_The problem_:
Begin the copy with the line that contains "Write a web" and end it with the line that contains "yTicks = [-0.5, 0.0, 0.5, 1.0]". Print these lines exactly and omit all pictures.

_Task inputs_:
□ □ □
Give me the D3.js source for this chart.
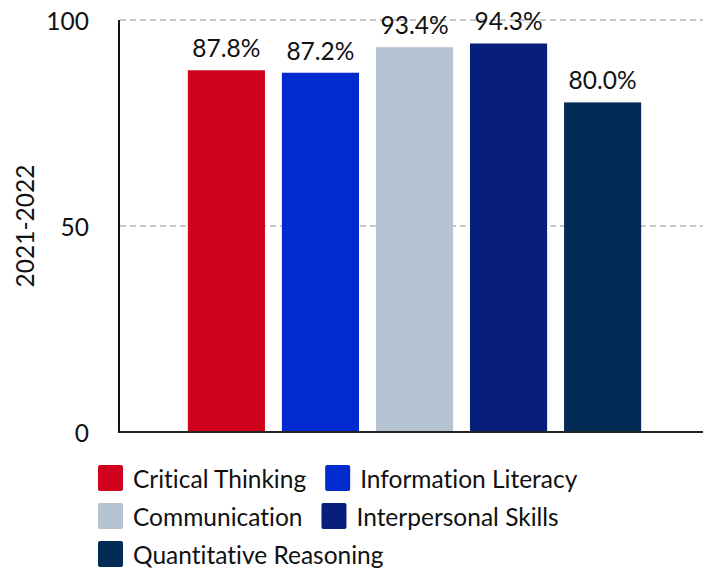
□ □ □
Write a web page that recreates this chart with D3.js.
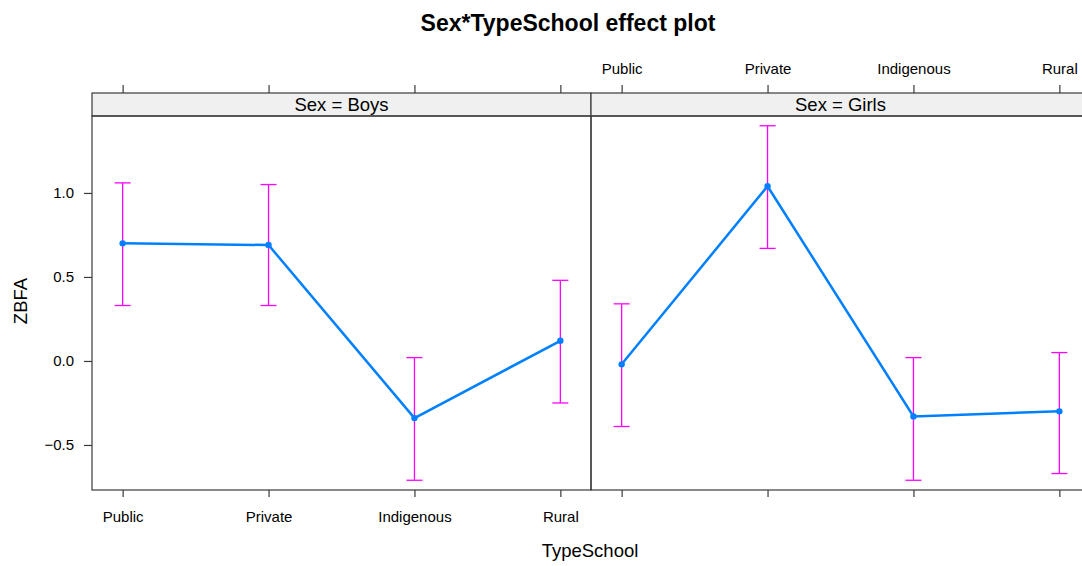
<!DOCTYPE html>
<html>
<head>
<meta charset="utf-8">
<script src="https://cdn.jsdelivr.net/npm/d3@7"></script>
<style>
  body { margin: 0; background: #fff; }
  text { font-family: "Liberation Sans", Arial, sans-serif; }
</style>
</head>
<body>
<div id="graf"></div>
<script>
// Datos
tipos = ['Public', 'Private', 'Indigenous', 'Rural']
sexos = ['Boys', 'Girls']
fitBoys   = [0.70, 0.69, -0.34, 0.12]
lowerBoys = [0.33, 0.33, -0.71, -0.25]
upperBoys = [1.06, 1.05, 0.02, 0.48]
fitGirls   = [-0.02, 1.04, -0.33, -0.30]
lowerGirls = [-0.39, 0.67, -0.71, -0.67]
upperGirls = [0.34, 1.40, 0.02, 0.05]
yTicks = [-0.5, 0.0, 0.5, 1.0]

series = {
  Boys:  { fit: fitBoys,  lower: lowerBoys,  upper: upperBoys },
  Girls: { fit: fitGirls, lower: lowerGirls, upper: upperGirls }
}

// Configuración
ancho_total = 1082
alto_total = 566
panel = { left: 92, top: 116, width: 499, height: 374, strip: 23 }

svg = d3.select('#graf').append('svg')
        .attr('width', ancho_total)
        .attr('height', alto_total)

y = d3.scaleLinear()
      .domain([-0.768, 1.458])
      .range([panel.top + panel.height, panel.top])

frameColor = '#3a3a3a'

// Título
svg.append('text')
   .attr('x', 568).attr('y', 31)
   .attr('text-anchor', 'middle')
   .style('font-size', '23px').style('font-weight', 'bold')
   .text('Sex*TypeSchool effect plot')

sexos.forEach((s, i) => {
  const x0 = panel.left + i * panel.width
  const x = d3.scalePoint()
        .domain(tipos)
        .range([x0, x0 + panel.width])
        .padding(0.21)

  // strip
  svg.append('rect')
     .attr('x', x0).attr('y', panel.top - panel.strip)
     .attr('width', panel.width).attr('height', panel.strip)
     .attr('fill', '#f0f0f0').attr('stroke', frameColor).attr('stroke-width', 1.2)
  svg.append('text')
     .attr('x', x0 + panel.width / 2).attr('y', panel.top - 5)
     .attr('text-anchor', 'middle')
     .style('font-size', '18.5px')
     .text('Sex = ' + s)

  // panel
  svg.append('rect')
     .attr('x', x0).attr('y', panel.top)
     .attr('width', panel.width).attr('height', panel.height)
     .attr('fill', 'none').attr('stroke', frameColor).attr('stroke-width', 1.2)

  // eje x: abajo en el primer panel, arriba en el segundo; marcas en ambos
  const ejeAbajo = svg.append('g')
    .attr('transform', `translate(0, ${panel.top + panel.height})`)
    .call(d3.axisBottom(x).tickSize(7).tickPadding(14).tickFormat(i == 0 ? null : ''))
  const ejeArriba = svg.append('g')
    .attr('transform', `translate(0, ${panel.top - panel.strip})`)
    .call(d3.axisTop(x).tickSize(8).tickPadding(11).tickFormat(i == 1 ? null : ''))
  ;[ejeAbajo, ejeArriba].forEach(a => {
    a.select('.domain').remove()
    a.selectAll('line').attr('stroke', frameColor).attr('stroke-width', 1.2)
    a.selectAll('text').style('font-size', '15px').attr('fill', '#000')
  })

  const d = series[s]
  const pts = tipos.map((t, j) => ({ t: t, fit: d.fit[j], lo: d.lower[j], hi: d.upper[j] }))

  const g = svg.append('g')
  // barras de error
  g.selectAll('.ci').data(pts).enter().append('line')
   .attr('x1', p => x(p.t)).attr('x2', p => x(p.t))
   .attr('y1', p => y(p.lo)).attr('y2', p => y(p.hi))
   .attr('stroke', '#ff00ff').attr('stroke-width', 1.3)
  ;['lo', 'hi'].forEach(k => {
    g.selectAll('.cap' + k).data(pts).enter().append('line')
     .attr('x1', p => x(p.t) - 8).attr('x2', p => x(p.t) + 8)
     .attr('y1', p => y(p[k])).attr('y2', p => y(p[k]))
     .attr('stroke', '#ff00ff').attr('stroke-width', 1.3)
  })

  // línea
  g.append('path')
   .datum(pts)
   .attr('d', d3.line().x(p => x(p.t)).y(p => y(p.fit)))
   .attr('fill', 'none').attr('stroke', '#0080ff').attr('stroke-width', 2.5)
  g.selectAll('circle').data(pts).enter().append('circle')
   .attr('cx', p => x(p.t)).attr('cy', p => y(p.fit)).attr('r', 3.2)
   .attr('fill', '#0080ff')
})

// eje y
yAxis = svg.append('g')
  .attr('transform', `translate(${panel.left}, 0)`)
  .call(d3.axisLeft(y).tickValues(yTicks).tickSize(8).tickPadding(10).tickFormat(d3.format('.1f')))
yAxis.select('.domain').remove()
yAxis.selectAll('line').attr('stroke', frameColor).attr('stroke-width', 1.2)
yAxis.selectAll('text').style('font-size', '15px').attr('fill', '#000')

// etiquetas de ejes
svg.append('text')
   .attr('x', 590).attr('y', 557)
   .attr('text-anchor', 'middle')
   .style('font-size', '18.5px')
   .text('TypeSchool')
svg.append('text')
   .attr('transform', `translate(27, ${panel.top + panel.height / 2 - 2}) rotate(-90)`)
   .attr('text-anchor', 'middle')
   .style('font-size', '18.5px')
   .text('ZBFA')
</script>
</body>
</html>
□ □ □
_The solution_:
Write a web page that recreates this chart with D3.js.
<!DOCTYPE html>
<html>
<head>
<meta charset="utf-8">
<script src="https://cdn.jsdelivr.net/npm/d3@7"></script>
<style>
  body { margin: 0; background: #fff; }
  text { font-family: "Liberation Sans", Arial, sans-serif; }
</style>
</head>
<body>
<div id="graf"></div>
<script>
// Datos
tipos = ['Public', 'Private', 'Indigenous', 'Rural']
sexos = ['Boys', 'Girls']
fitBoys   = [0.70, 0.69, -0.34, 0.12]
lowerBoys = [0.33, 0.33, -0.71, -0.25]
upperBoys = [1.06, 1.05, 0.02, 0.48]
fitGirls   = [-0.02, 1.04, -0.33, -0.30]
lowerGirls = [-0.39, 0.67, -0.71, -0.67]
upperGirls = [0.34, 1.40, 0.02, 0.05]
yTicks = [-0.5, 0.0, 0.5, 1.0]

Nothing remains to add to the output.